Golfers blown away at Dubai Duty Free Irish Open

For McIlroy, it was ‘Hamlet’ without the Prince; for the international golfers at Royal County Down, it was ‘blow, winds, and crack your cheeks!’

Darren Fichardt of South Africa hits his 2nd shot on the 18th hole during the final round of the Dubai Duty Free Irish Open. “As much as they are loving coming here they are not exactly loving the conditions,” said Pádraig Harrington. Photograph: Andrew Redington/Getty Images

Darren Fichardt of South Africa hits his 2nd shot on the 18th hole during the final round of the Dubai Duty Free Irish Open. “As much as they are loving coming here they are not exactly loving the conditions,” said Pádraig Harrington. Photograph: Andrew Redington/Getty Images

 

Some of the world’s great golfers who assembled at Royal County Down these past four days for the Dubai Duty Free Irish Open are famous, if that is the word, for their fashion sense. You know the score: loud checks, Pringle geansaís, gaudy slacks and shorts, a predominance of pink, pastels and magenta.

But this year, in deference to the locale and the conditions, most opted for paramilitary chic: balaclavas plus baseball caps and dark, protective clothing. Of course they don’t call them balaclavas – snoods is the word – but same thing. Very edgy. Very Milan.

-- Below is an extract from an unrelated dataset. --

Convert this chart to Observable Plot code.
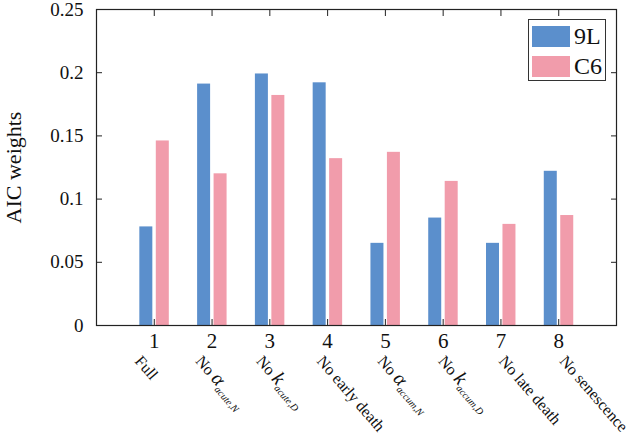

Some were so wrapped up against the biting breezes that raged down from the Mournes that all you saw were the eyes. Not the type you’d want to meet late at night in the bad old days. But at least, instead of rusting AK47s, all you’d find in the bunkers were sand and golf balls – plenty of them.

 

Testing

So testing was the weather and the course that Rory McIlroy didn’t make the cut. It was a case of Hamlet without the Prince. McIlroy did turn up for the conclusion to congratulate the Danish playoff winner Soren Kjeldsen and to thank people for supporting his foundation which helps children’s charities around the world.

 

It’s fair to say the international golfers were blown away by Royal County Down. It was more King Lear than Hamlet, as in “blow, winds, and crack your cheeks!” Boy, did they blow.

Still, the Irish Open was a great success. But the absence of McIlroy and indeed the failure of any of the Irish golfers to be even close to the top of the leader board dampened enthusiasm. Fine golfers all, but the names of Kjeldsen, Eddie Pepperell, Rafa Cabrera-Bello, Maximilian Kieffer and Bernd Wiesberger aren’t the sort to stir the hearts of an Irish golf audience.

McIlroy used his pulling power, and the reputation of Royal County Down as one of the world’s great links courses, to attract the likes of Rickie Fowler, Ernie Els, Martin Kaymer and Sergio García.

The ever-affable Pádraig Harrington said it will be a “big ask” to persuade so many top players to come back for future Irish Opens. “As much as they are loving coming here they are not exactly loving the conditions,” said Harrington, who was in contention for a while but ultimately another victim of the weather and the course.

They should take example from First Minister Peter Robinson. Not a week after suffering a heart attack he was attending the golf on Saturday in jacket and open-neck shirt. As Shane Lowry would say, “Hardy man.”